Se dice que los cuatro colores de mi mazorca flint del Red Lake representan los cuatro colores de la rueda medicinal, que es un símbolo del enfoque holístico indígena hacia la generación de conocimiento. Entre sus significados, los cuatro colores nos recuerdan que nosotres humanes tenemos cuatro formas de percibir y entender el mundo, con mente, cuerpo, emoción y espíritu. No hay una separación estricta entre lo subjetivo y objetivo, sino un estímulo a considerar lo que podríamos aprender al usar cada una de estas poderosas habilidades. La combinación brinda intuición no sólo para preguntas de «cierto y falso», también para preguntas de «correcto o incorrecto».
El maíz es tan central para la vida que tiene un lugar poderoso en las historias de la creación de les Mayas. Después de hacer la hermosa Tierra, les dioses creadores se pusieron a hacer seres dignes de estos regalos. Después de varios intentos fallidos, los creadores gemelos tomaron dos colores diferentes de maíz y con ellos formaron a les humanes. Las personas hechas de maíz fueron de lo más agradable para los dioses, por su gratitud hacia la vida, su cuidado hacia otres seres y su alegría. Maíz, Madre de Todas las Cosas, le dio vida a las personas. Los libros que registraban estas historias fueron quemados por los colonizadores, que se veían a sí mismos creados a imagen de dios, no de una humilde planta.
Les bioquímiques confirman que de hecho somos personas hechas de maíz. Por su fotosíntesis inusual, el maíz deja una firma en nuestros tejidos escrita con su proporción particular de isótopos de carbono. Las personas consumidoras de maíz de las Américas llevan en su carne una proporción de estos isótopos muy diferente al de las consumidoras de trigo de Europa, o las consumidoras de arroz de Asia. Une bioquímique concluyó que les Americanes somos «Tostitos caminantes», básicamente. Si vas por el supermercado leyendo etiquetas, encontrarás que cerca del 70% de las comidas procesadas contienen maíz en alguna de sus formas: jarabe de maíz, aceite de maíz, maicena, y más.

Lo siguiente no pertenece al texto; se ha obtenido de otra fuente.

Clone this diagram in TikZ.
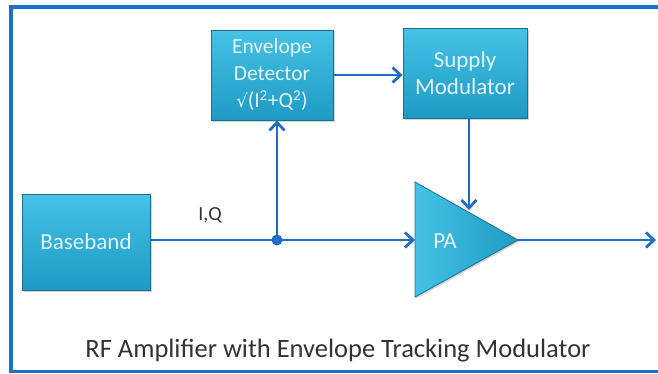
\documentclass[tikz,border=0pt]{standalone}
\usepackage{fontspec}
\setmainfont{Carlito}
\newfontfamily\dvsans{DejaVu Sans}
\usetikzlibrary{arrows.meta,shadows}
\definecolor{frameblue}{HTML}{1A72C6}
\definecolor{lineblue}{HTML}{1F6EC4}
\definecolor{boxtop}{HTML}{45C2E6}
\definecolor{boxbot}{HTML}{1E9AC4}
\definecolor{boxedge}{HTML}{1B6F93}
\definecolor{boxtext}{HTML}{E4F3FA}
\definecolor{captext}{HTML}{333333}
\tikzset{
  blk/.style={draw=boxedge, line width=0.8pt, top color=boxtop, bottom color=boxbot,
    text=boxtext, align=center, font=\fontsize{23}{27}\selectfont, inner sep=0pt,
    drop shadow={shadow xshift=1.5pt, shadow yshift=-1.5pt, opacity=0.35}},
  wire/.style={draw=lineblue, line width=2.8pt},
  arr/.style={wire, -{Straight Barb[length=8pt,width=15pt,line width=2.8pt]}},
}
\begin{document}
\begin{tikzpicture}[x=1pt,y=-1pt]
\useasboundingbox (0,0) rectangle (658,373);
\begin{scope}
\clip (0,0) rectangle (658,373);
\draw[frameblue, line width=3.8pt] (11,7) rectangle (700,371.5);
\end{scope}
% blocks
\node[blk, font=\fontsize{21.5}{27}\selectfont, minimum width=122pt, minimum height=90pt] (ed) at (272,75) {Envelope\\Detector\\{\dvsans\fontsize{18}{27}\selectfont √}(I\textsuperscript{2}+Q\textsuperscript{2})};
\node[blk, minimum width=124pt, minimum height=90pt] (sm) at (465,73) {Supply\\Modulator};
\node[blk, minimum width=128pt, minimum height=96pt] (bb) at (86,242) {Baseband};
% PA triangle
\coordinate (pal) at (415,182);
\coordinate (pab) at (415,297);
\coordinate (pat) at (518,240);
\shade[left color=boxtop, right color=boxbot, draw=boxedge, line width=0.8pt,
  drop shadow={shadow xshift=1.5pt, shadow yshift=-1.5pt, opacity=0.35}]
  (pal) -- (pat) -- (pab) -- cycle;
\node[text=boxtext, font=\fontsize{23}{27}\selectfont] (pa) at (445,241) {PA};
% wires
\coordinate (j) at (277,240);
\coordinate (pin) at (415,240);
\coordinate (out) at (656,240);
\coordinate (smin) at (469,210);
\draw[wire] (bb.east |- j) -- (j);
\draw[arr] (j) -- (pin);
\draw[arr] (j) -- (j |- ed.south);
\fill[lineblue] (j) circle (5.5pt);
\draw[arr] (ed.east) -- (sm.west |- ed.east);
\draw[arr] (smin |- sm.south) -- (smin);
\draw[arr] (pat) -- (out);
\node[font=\fontsize{20}{24}\selectfont, text=captext] (iq) at (210,215) {I,Q};
\node[font=\fontsize{26.5}{30}\selectfont, text=captext] (cap) at (338,351) {RF Amplifier with Envelope Tracking Modulator};
\end{tikzpicture}
\end{document}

Los huevos, lácteos y la carne llegan a nuestros platos y entran a nuestras células a través del maíz del que se alimentan. El maíz es la base de nuestra cadena alimenticia. Qué irónico es que al inicio los conquistadores tenían miedo de comer este delicioso grano, pensando que si comían la comida de les «salvajes» se convertirían en ellos. Desafortunadamente, ese miedo probó no tener fundamento.